Infinite Limits

If you recall our lecture on Limits at Infinity, we used a pizza to depict its size after being sliced into an infinite number of pieces. Here, it is absolutely the opposite. The question that we are now attempting to answer is “how many slices can there be if each slice has a size approaching to nothing (zero).” As you may anticipate, the answer would be “infinity.”

Infinite Limits are those with a limit that approaches infinity in either direction. The limit that approaches infinity “$\infty$” means that as $x$ approaches $a$, the function gets larger and larger where it increases without bound ($\eref{eq:infinite limits 1}$). On the other hand, the limit is approaching negative infinity “$-\infty$” as $x$ approaches $a$ if the function decreases without bound ($\eref{eq:infinite limits 2}$).

$$\begin{align} \lim_{x\to a}f(x)=\infty \label{eq:infinite limits 1} \\ \lim_{x\to a}f(x)=-\infty \label{eq:infinite limits 2} \end{align}$$

If we illustrate this concept graphically, the graph of a function with Infinite limits contains Vertical Asymptotes; for example, in Figure 1, the function has an asymptote at $x=a$. The curve approaches the line $x=a$ without touching it. Vertical asymptotes occur where the function becomes undefined, given that the limit approaches positive or negative infinity.

In relation to Limits at Infinity, the graph has Horizontal Asymptotes when the function approaches infinity.

$\example{1}$ Evaluate $\lim_{x\to 0} \frac{1}{x}$

$\solution$

By substituting $x$ in the function with 0, we would get $\frac{1}{0}$ which is undefined. However, let us try to substitute a value for $x$ that approaches zero from either side and try to see what value the function is approaching.
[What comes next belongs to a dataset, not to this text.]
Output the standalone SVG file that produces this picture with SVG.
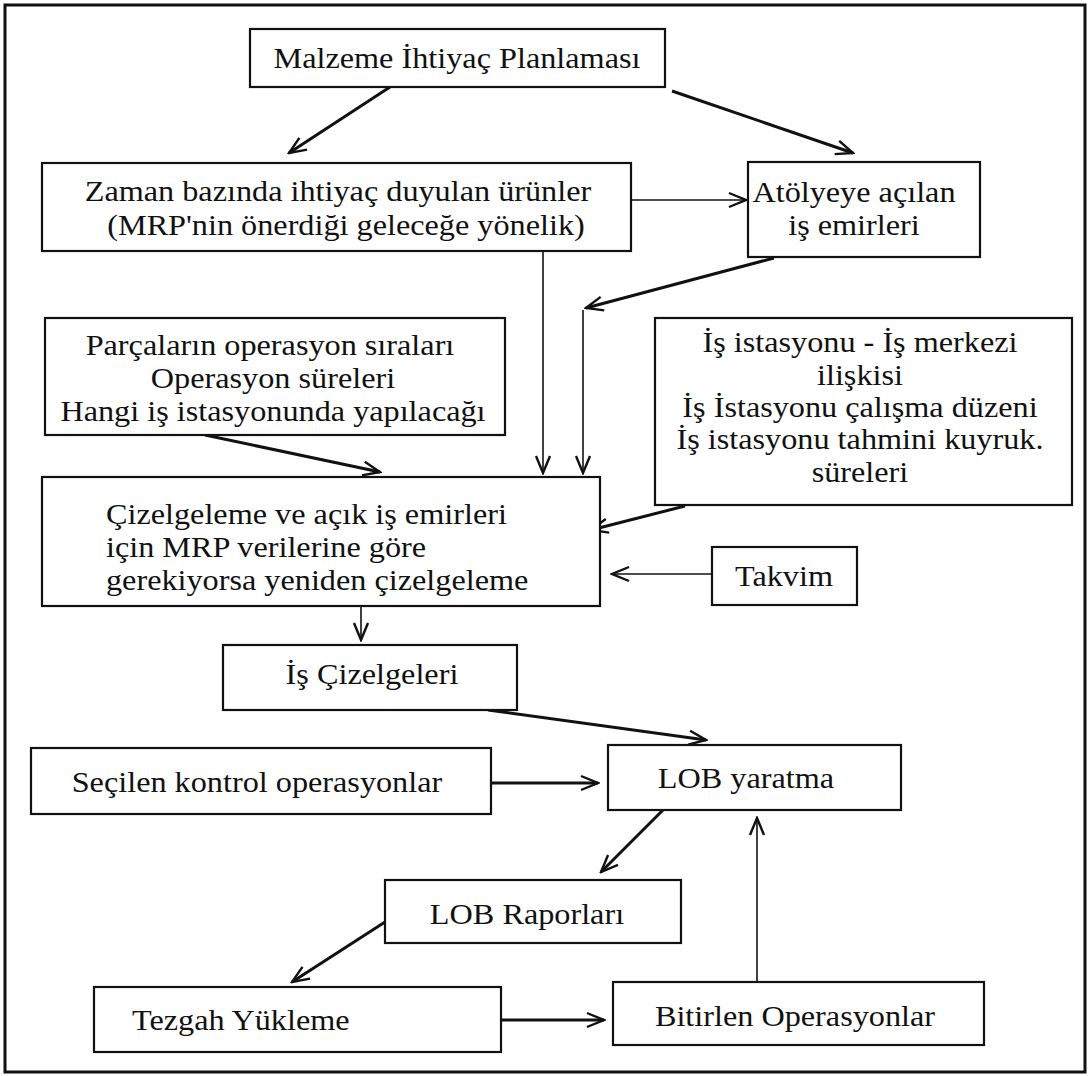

As you can see, the value is getting larger and larger as $x$ approaches zero. Thus, the function is not approaching a certain value but to infinity. In this case,  the right hand-limit is approaching to positive infinity,

\[\lim_{x\to 0^+} \frac{1}{x} = \infty\]

And the left-hand limit is approaching negative infinity.
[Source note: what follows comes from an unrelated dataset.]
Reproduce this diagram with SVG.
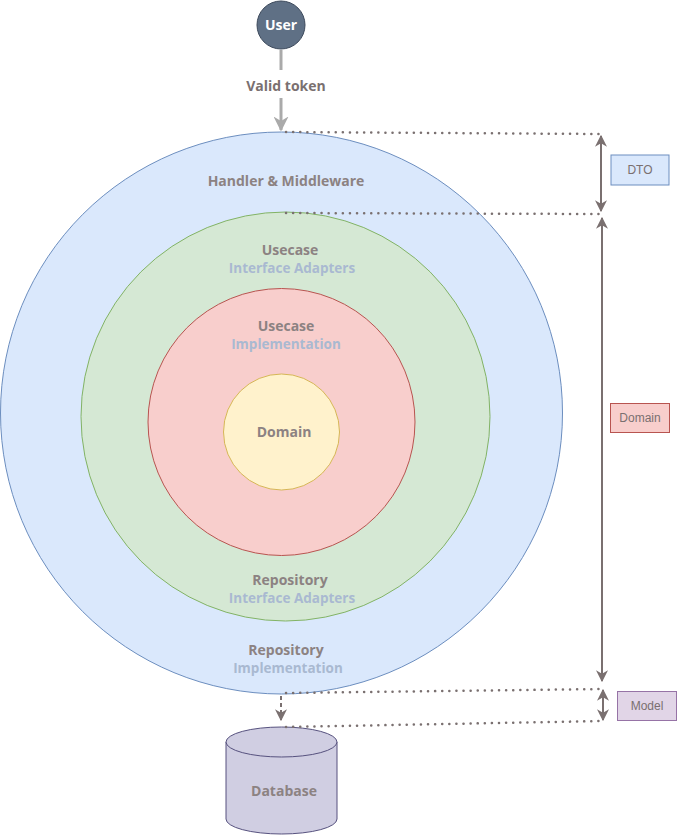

\[\lim_{x\to 0^-} \frac{1}{x} = -\infty\]

Since the left and right hand limits do not approach the same value, the limit as $x$ approaches $0$ does not exist.

\[\begin{align*} \lim_{x\to 0^-} &\neq \lim_{x\to 0^+} \\ \lim_{x\to 0} \frac{1}{x} &= \mathrm{DNE} \tagans \end{align*}\]

$\example{2}$ Evaluate $\lim_{x\to 0} \frac{5}{x^2}$

$\solution$

Substitute values to $x$ approaching 0 from both sides.

The left and right hand limits both approaches to infinity as $x$ approaches 0. Hence,

\[\begin{align*} % \lim_{x\to 0^-} &= \lim_{x\to 0^+} \\ \lim_{x\to 0} &= \infty \tagans \end{align*}\]

$\example{3}$ Evaluate $\lim_{x\to 2^+} \frac{7}{x-2}$

$\solution$

In this example, we are only asked to determine the right-hand limit of the function. So, substitute values to $x$ approaching 2 from the right.

Since the function is getting larger and larger as $x$ approaches 2 from the right,

\[\begin{align*} \lim_{x\to 2^+} \frac{7}{x-2} &= \infty \tagans \end{align*}\]

$\example{4}$ Evaluate $\lim_{x\to -3^-} \br{ 5-\frac{1}{x+3} }$

$\solution$

In this example, we are only asked to determine the left-hand limit of the function. So, substitute values to $x$ approaching $-3$ from the left.

Since the function is getting larger and larger as $x$ approaches $-3$ from the left,

\[\begin{align*} \lim_{x\to -3^-} \br{ 5-\frac{1}{x+3} } &= \infty \tagans \end{align*}\]